To their credit, Ripple is one of the few new entrants attempting a radical overhaul of the cross-border payment network, leveraging cryptocurrency as the underlying exchange mechanism. While they have made some headway in their 9 years of existence, progress has been frustratingly slow. And more recently, their management team has been preoccupied with the existential threat of an ongoing complaint from the SEC, alleging that they raised over $1.3 billion through an unregistered, ongoing digital asset securities offering via their crypto token XRP.

Most of the recent innovation has emerged on top of the existing banking system and SWIFT network, rather than improving upon the underlying network itself. This can be seen in how leading fintechs both collect and disburse funds around the world.

On the collection side, for example, companies such as Airwallex offer “global collection accounts”. These virtual account numbers act like a local bank account in a foreign country, allowing a business’ international clients to submit payment via a simple local bank transfer. This avoids the costs and challenges of using international wires for individual transactions. The fintech provider then aggregates payments from across their clients and transfers funds to the destination country in bulk, reducing costs and obtaining competitive FX rates. Ultimately, the money moves via SWIFT, but not for each individual transaction.

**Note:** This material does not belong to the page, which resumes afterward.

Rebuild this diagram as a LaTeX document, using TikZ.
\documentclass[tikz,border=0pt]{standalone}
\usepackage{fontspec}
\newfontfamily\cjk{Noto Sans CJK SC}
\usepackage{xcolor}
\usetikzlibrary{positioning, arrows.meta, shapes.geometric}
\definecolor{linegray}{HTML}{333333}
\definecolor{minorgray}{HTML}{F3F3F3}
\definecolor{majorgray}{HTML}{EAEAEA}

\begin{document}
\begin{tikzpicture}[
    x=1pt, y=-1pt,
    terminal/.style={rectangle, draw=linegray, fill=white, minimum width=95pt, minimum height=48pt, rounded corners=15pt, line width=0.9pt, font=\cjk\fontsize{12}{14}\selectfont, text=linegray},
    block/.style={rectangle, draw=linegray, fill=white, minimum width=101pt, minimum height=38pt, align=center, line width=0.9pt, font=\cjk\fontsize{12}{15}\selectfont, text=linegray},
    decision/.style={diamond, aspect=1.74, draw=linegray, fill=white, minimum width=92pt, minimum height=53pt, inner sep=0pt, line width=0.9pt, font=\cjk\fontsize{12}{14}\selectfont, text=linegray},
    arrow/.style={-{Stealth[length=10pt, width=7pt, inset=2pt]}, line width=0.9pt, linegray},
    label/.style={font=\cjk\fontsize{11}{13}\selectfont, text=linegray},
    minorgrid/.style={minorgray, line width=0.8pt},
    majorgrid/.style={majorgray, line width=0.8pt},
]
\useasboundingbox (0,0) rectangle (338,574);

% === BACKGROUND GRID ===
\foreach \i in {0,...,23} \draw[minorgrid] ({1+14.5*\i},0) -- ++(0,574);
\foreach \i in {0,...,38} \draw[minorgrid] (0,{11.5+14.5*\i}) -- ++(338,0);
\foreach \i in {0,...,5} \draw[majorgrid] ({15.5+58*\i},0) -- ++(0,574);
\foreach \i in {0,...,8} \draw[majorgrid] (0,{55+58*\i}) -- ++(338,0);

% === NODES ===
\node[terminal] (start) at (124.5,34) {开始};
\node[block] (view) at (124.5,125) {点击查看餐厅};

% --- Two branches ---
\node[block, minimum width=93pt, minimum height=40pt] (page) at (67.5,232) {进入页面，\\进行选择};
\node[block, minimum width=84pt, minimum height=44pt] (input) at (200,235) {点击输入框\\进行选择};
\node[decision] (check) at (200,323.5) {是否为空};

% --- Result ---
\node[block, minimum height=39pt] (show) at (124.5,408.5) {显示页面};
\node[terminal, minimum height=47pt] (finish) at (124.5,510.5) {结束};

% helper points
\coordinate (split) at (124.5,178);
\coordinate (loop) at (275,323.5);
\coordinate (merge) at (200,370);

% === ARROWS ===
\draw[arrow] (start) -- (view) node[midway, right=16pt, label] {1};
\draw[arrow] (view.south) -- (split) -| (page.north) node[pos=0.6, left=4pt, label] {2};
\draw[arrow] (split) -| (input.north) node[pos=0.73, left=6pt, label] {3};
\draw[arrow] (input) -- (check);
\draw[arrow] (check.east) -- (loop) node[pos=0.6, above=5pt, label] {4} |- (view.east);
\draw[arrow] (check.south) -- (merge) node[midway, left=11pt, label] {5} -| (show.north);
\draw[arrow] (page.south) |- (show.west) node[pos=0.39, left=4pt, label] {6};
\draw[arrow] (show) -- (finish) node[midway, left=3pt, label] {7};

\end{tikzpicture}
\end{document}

On the disbursement side, cross-border payment providers often maintain funds in holding accounts at banks in key destination countries to enable local bank withdrawals. For individual transfers, a provider such as Payoneer is able to tap this account and deliver funds quickly and cheaply to a recipient’s bank account in that country through the country’s local payment rails as a low-cost domestic transfer. Again, the provider utilizes the SWIFT network to top up this holding account on a daily or weekly cadence, but does so on an aggregate basis rather than for each payment.

Without a doubt, processing cross border payments at scale, ensuring security, reliability and effective monitoring for money laundering activity is no easy feat. There is a reason why the SWIFT based system has remained in place since the 1970s. However, the search for faster, cheaper, more transparent, and more inclusive cross-border payment alternatives continue with frustratingly slow progress. Fintechs competing in this space do offer real value to their business customers, however, they continue to build their services on a shaky foundation that has barely kept up with today’s Internet age.